Well, that was nice while it lasted. Spent a week at my home on Fog Beach with Salty Dog while Scarlett was 3,000 miles away. But all good things must come to an end eventually and that did this past Monday.
Word on the street has it that Scarlett is lining up potential suitors as well as investigating a move to the locale she just returned from. I've seen both these movies but I'm always up for a different ending.
Truth be told, as I remove my hat of sarcasm, my biggest and dearest wish for her is to find happiness. Not the elusive kind that comes and goes with the latest purchase, the latest meal, the current fun, but the lasting variety. The type you wake up with everyday. The one that makes it a pleasure to get out of bed and meet the day head on. Genuinely smile at those you meet, cease dwelling on the nagging doubts in your own head and enjoy your life.

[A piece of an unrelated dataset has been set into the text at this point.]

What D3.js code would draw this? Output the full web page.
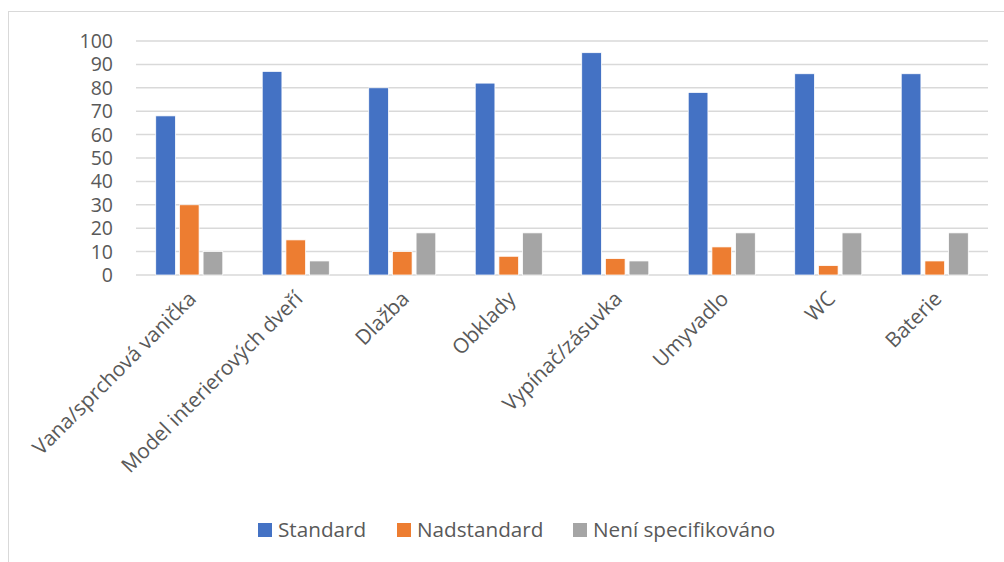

I've known Scarlett for a few decades now and realized after not too many of those years that she can fake it pretty good. But not for very long. Spent an inordinate amount of my time (and therefore life) trying, in one way or another, to help her achieve that. She would dispute that some days but I believe deep down she knows I truly had her best interests at heart. Still do, which some days surprises me given what I've had to deal with during this ordeal.
The good doctor, the one with my Kona coffee, labels this as self defeating/self sabotaging/masochistic behavior. His theory/opinion is that her dysfunction, seeming helplessness et.al. fulfills a need in me. He has likened it to my putting on a Superman cape and riding to the rescue.
I can't say that I disagree and I am cognizant of his first and foremost duty to assist me in coming to terms with the various dynamics inside of me but, that said, I think the head shrink profession is at times too focused on the individual and fails to see the forest for the trees. As a good friend is fond of saying (and I'm stealing this forevermore) sometimes you have to step away from the campfire to see the whole picture.
What I mean here is that the act of helping someone in need does not necessarily mean that you yourself suffer from some sort mental malady yourself. Engaging in an act of kindness, practicing self sacrifice, helping those less fortunate, is not, in my opinion some character flaw. Can it be taken to an extreme? Certainly. Should you first look out for yourself and then others? As a general rule I would say yes.
But where do you draw the line? Hard to say I think. And, I imagine that line is going to be placed in different positions by different people depending on not only their own particular circumstances but also those of whom they are trying to help.
Have I taken my help to Scarlett to an extreme? Many if not most have told me YES. To a large extent I agree. Does that now mean I cut her off entirely? Make her go cold turkey as it were? Uh, no. It does mean I need to start tapering off and I have. And that has not been the easiest thing to do.
I think I need to retire to the Fortress of Solitude and contemplate with Jor-El.